City council election court case reopened for new evidence

Former Adelaide City councillor Alex Hyde will be allowed to reopen a court case over the last council election, nearly two years after the ballot he wants declared void.

Sep 17, 2024, updated Oct 28, 2024
Former Adelaide City councillor Alex Hyde is seeking to overturn the results of the 2022 council election. Photo: Tony Lewis / InDaily
Former Adelaide City councillor Alex Hyde is seeking to overturn the results of the 2022 council election. Photo: Tony Lewis / InDaily

District Court Judge Michael Burnett has agreed to reopen the case between Hyde, the electoral commissioner and Adelaide City councillor Jing Li to allow Hyde’s legal team to include new documents they’ve discovered.

Jing Li was elected as a Central Ward councillor at the last council election in November 2022, while Hyde, a former Deputy Lord Mayor, lost his seat.
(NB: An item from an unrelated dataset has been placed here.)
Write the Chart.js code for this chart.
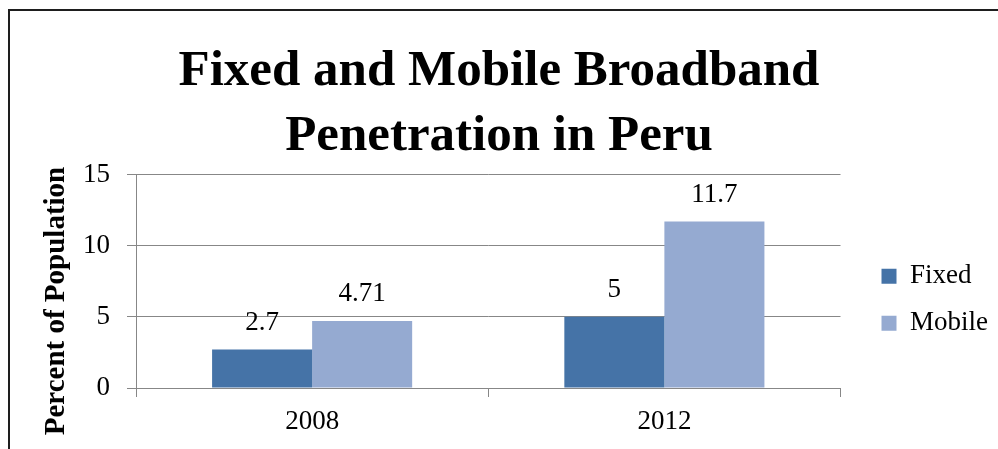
<!DOCTYPE html>
<html>
<head>
<meta charset="utf-8">
<script src="https://cdn.jsdelivr.net/npm/chart.js@4.4.1/dist/chart.umd.min.js"></script>
<style>
  html, body { margin: 0; padding: 0; background: #fff; overflow: hidden; }
  #wrap { position: relative; width: 998px; height: 449px; }
  #frame { position: absolute; left: 8px; top: 9px; width: 1100px; height: 600px;
           border: 2px solid #1e1e1e; pointer-events: none; }
</style>
</head>
<body>
<div id="wrap">
  <canvas id="bbChart"></canvas>
  <div id="frame"></div>
</div>
<script>
// chart data
const years = ['2008', '2012'];
const fixedValues = [2.7, 5];
const mobileValues = [4.71, 11.7];
const yTicks = [0, 5, 10, 15];

const FONT = "'Liberation Serif', 'Times New Roman', serif";
const GRID = '#878787';

Chart.defaults.font.family = FONT;
Chart.defaults.color = '#000';

// value labels above each bar
const barLabels = {
    id: 'barLabels',
    afterDatasetsDraw(chart) {
        const ctx = chart.ctx;
        ctx.save();
        ctx.font = '27px ' + FONT;
        ctx.fillStyle = '#000';
        ctx.textAlign = 'center';
        ctx.textBaseline = 'middle';
        chart.data.datasets.forEach((ds, i) => {
            chart.getDatasetMeta(i).data.forEach((bar, j) => {
                ctx.fillText(String(ds.data[j]), bar.x, bar.y - 27);
            });
        });
        ctx.restore();
    }
};

// rotated y axis title
const yTitle = {
    id: 'yTitle',
    afterDraw(chart) {
        const ctx = chart.ctx;
        ctx.save();
        ctx.translate(57, chart.chartArea.bottom - 87);
        ctx.rotate(-Math.PI / 2);
        ctx.font = 'bold 29px ' + FONT;
        ctx.fillStyle = '#000';
        ctx.textAlign = 'center';
        ctx.textBaseline = 'middle';
        ctx.fillText('Percent of Population', 0, 0);
        ctx.restore();
    }
};

const ctx = document.getElementById('bbChart').getContext('2d');

new Chart(ctx, {
    type: 'bar',
    data: {
        labels: years,
        datasets: [{
            label: 'Fixed',
            data: fixedValues,
            backgroundColor: '#4573A7',
            categoryPercentage: 0.568,
            barPercentage: 1
        }, {
            label: 'Mobile',
            data: mobileValues,
            backgroundColor: '#95AAD1',
            categoryPercentage: 0.568,
            barPercentage: 1
        }]
    },
    options: {
        responsive: true,
        maintainAspectRatio: false,
        animation: false,
        layout: { padding: 0 },
        plugins: {
            title: {
                display: true,
                text: ['Fixed and Mobile Broadband', 'Penetration in Peru'],
                font: { size: 51, weight: 'bold', lineHeight: 1.28 },
                color: '#000',
                padding: { top: 39, bottom: 5 }
            },
            legend: {
                position: 'right',
                fullSize: false,
                title: {
                    display: true,
                    text: ' ',
                    font: { size: 10 },
                    padding: { top: 25, bottom: 0 }
                },
                labels: {
                    boxWidth: 15,
                    boxHeight: 15,
                    padding: 20,
                    font: { size: 27 }
                }
            },
            tooltip: { enabled: false }
        },
        scales: {
            x: {
                grid: {
                    display: true,
                    drawOnChartArea: false,
                    drawTicks: true,
                    tickLength: 9,
                    color: GRID
                },
                border: { display: true, color: GRID, width: 1 },
                ticks: { font: { size: 27 }, padding: 9, color: '#000' },
                afterFit(scale) { scale.height = 61; }
            },
            y: {
                min: 0,
                max: 15,
                afterBuildTicks(scale) {
                    scale.ticks = yTicks.map(v => ({ value: v }));
                },
                grid: { color: GRID, tickLength: 9 },
                border: { display: true, color: GRID, width: 1 },
                ticks: { font: { size: 27 }, padding: 17, color: '#000' },
                afterFit(scale) { scale.width = 136; }
            },
            gap: {
                type: 'linear',
                position: 'right',
                display: true,
                grid: { display: false },
                border: { display: false },
                ticks: { display: false },
                afterFit(scale) { scale.width = 21; }
            }
        }
    },
    plugins: [barLabels, yTitle]
});
</script>
</body>
</html>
In December 2022, Hyde lodged a petition with the court to declare the election void.

Hyde’s team requested the case be re-opened in April, before a judgement was published but after closing arguments in the case were heard in February.

When the petition to reopen the court case was first heard in April, all parties agreed the timeframe should be swift given the election result that Hyde is disputing is almost two years old.

Judge Burnett wrote in his judgement on September 13 that he is satisfied the evidence presented could not reasonably have been discovered at the trial, and that it remains unexplained why Li did not properly discover this information sooner, as there was no affidavit filed by Li explaining why.

“The time and cost associated with the reopening has been caused by the second respondent’s [Li’s] failure to make proper discovery,” the judgement said.

Hyde’s team presented more than 1900 pages of documents to be included, with Judge Burnett allowing about half to be tendered in the case.

The documents include emails between Li and the City of Adelaide enclosing enrolment forms and WeChat messages telling supporters to use a specific postal address when enrolling to vote.

The emails relate to 73 people who were enrolled to vote in the council election and were first obtained through a Freedom of Information request by Liberal MLC Ben Hood.

According to the judgement, it could be inferred from the emails that Li “encouraged and assisted many persons to be enrolled and was actively engaged in that process; (2) many of those persons were students of Chinese nationality; (3) some other persons assisted him in enrolling electors”.

The judgement also states it could be inferred that Li engaged with the electoral commissioner about enrolments and took steps to maximise the number of persons who might support him to be included in the supplementary voting roll.

“There is no prohibition against assisting persons to be enrolled on the voter’s roll and the second respondent [Li] committed no illegal conduct by doing so. It is not alleged that he did,” the judgement said.

Some of the WeChat messages the judge is allowing to be submitted are about a dinner held at the Ancient Oriental restaurant in May 2022.

The judgement says specific pages of messages about the dinner are allowed to be tendered in the case as they provide context and background and therefore could affect the outcome of the proceedings.

The WeChat messages were translated from Mandarin, and the judgement says Li and the Electoral Commissioner are permitted to cross-examine the interpreter who translated the documents to English.

Li and the Electoral Commissioner are also allowed to tender documents or give evidence in response to the documents submitted by Hyde’s team.

Hyde, who was appointed acting state director of the Liberal Party in September, told the court in January he “may not” stand for Adelaide City Council despite the long-running legal battle.

The court case will continue to be heard later this week.